- _EXERCISE_: Exactly and only the lines from the first entry through the line with "import plotly.graph_objects as go" should be copied, both ends included, with no pictures.

- _INFORMATION SHOWN_:
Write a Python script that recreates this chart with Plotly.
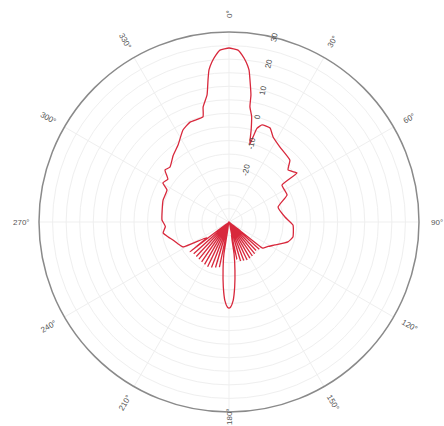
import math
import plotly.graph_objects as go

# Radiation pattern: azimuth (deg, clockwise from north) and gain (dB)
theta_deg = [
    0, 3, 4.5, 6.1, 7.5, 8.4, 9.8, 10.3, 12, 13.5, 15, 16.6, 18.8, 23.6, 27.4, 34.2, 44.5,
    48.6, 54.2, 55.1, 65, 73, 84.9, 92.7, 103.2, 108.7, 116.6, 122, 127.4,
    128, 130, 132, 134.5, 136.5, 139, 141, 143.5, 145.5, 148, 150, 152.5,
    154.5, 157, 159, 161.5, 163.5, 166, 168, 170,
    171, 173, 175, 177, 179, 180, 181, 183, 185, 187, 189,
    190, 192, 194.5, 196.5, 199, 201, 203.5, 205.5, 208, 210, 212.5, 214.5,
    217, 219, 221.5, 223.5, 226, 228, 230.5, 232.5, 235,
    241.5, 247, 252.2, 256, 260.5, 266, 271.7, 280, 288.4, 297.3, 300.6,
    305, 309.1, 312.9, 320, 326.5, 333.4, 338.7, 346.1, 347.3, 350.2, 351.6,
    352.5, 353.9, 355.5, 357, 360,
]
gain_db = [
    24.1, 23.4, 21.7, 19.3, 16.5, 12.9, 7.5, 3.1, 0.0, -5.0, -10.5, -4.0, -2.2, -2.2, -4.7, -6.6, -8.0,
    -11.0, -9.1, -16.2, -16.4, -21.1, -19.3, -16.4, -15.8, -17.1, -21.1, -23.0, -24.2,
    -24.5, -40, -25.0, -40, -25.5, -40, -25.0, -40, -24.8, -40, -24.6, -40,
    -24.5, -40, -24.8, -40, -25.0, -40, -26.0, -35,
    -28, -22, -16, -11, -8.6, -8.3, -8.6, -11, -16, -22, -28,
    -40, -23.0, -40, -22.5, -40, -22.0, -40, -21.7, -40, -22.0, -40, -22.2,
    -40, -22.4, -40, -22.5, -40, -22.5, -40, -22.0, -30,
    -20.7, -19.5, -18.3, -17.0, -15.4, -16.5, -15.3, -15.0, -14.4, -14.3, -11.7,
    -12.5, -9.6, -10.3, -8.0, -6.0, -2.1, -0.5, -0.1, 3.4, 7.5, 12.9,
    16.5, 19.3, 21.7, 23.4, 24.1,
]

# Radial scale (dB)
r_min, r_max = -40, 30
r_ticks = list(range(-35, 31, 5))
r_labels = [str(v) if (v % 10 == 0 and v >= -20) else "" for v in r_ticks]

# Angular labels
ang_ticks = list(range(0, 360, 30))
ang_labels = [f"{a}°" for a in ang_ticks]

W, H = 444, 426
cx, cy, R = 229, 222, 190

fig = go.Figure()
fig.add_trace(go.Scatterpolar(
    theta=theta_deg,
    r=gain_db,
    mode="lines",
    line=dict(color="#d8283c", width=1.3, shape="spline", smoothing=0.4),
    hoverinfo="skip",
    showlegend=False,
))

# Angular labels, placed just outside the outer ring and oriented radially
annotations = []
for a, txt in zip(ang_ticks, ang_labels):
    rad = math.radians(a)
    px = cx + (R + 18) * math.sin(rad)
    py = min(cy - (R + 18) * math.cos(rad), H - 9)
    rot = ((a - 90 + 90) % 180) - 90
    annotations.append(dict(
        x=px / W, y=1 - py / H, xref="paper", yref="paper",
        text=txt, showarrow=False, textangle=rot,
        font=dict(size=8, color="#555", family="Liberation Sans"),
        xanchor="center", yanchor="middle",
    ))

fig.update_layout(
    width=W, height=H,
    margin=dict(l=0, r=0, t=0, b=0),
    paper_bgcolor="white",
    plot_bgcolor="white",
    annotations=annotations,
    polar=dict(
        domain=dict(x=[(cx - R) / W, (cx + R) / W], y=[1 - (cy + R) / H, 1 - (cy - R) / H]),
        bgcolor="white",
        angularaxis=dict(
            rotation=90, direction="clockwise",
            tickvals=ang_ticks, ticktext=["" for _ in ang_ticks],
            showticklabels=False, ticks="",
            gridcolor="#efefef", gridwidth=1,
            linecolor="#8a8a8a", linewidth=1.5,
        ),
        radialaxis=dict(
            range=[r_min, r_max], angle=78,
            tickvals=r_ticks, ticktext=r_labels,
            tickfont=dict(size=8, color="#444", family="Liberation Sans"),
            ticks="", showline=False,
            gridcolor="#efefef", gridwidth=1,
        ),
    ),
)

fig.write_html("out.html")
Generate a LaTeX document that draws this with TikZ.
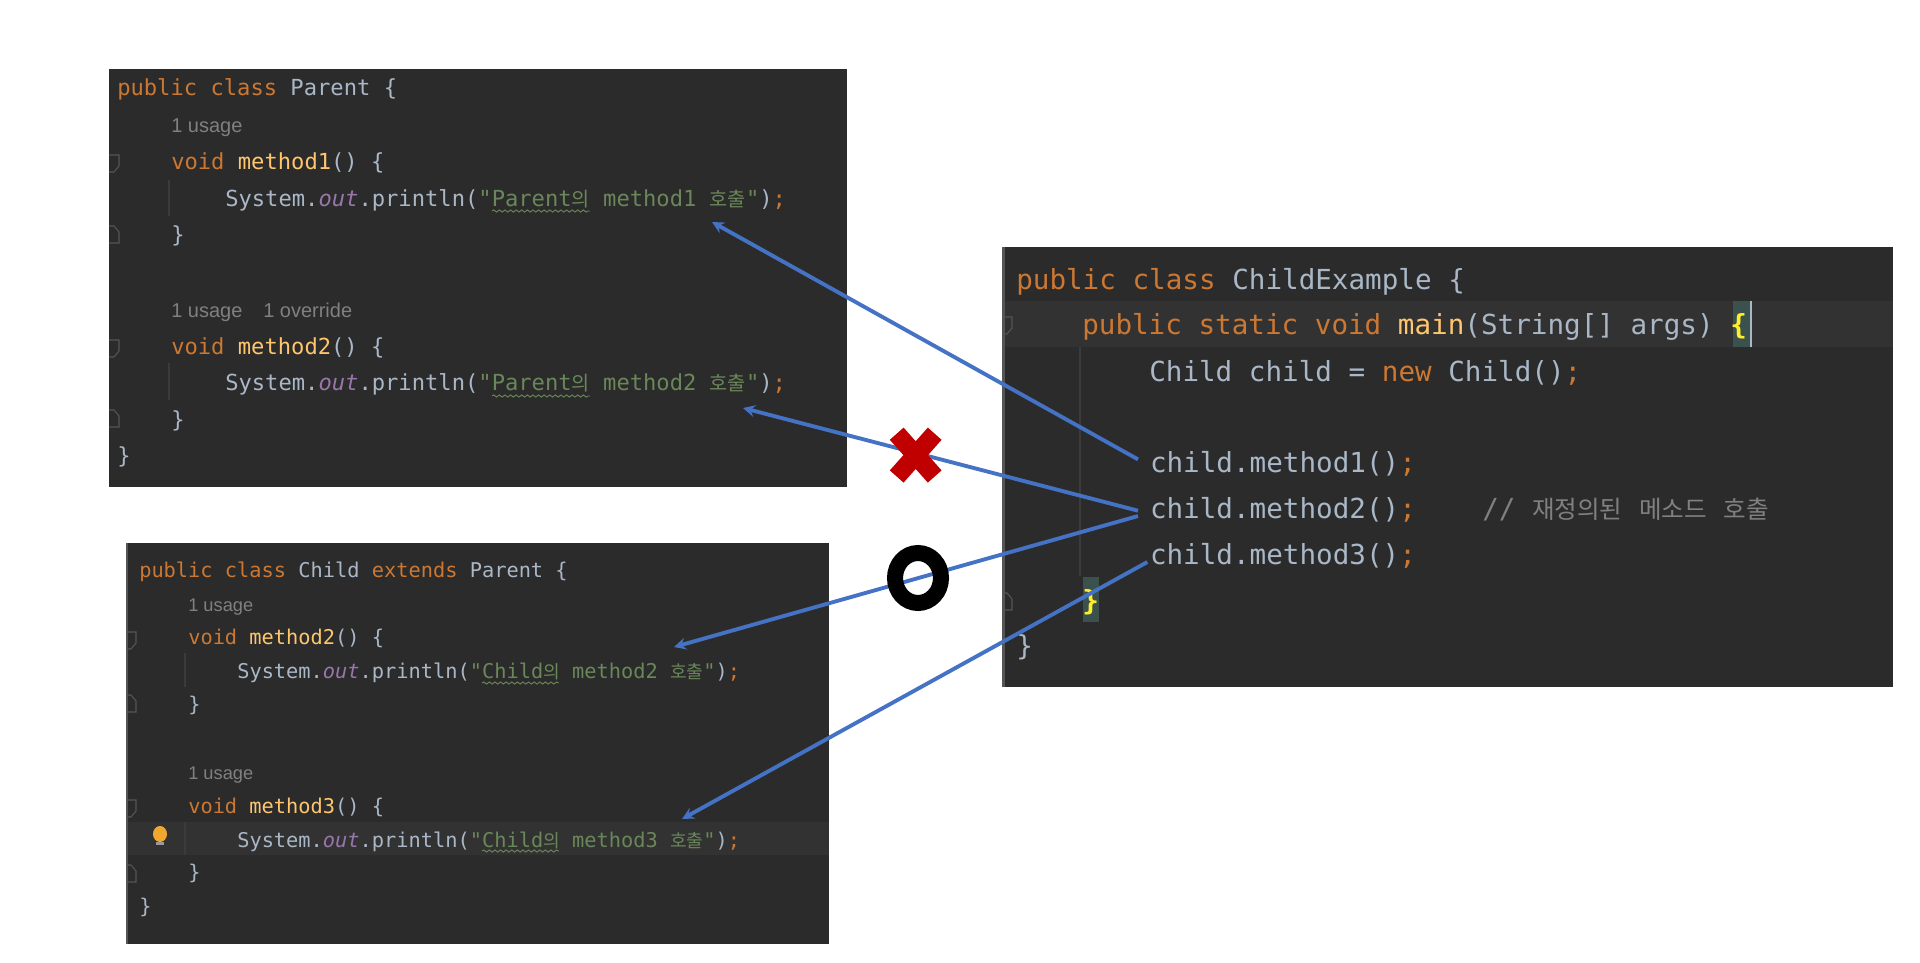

- _RESULT_:
Write a Python script that recreates this chart with Plotly.
import math
import plotly.graph_objects as go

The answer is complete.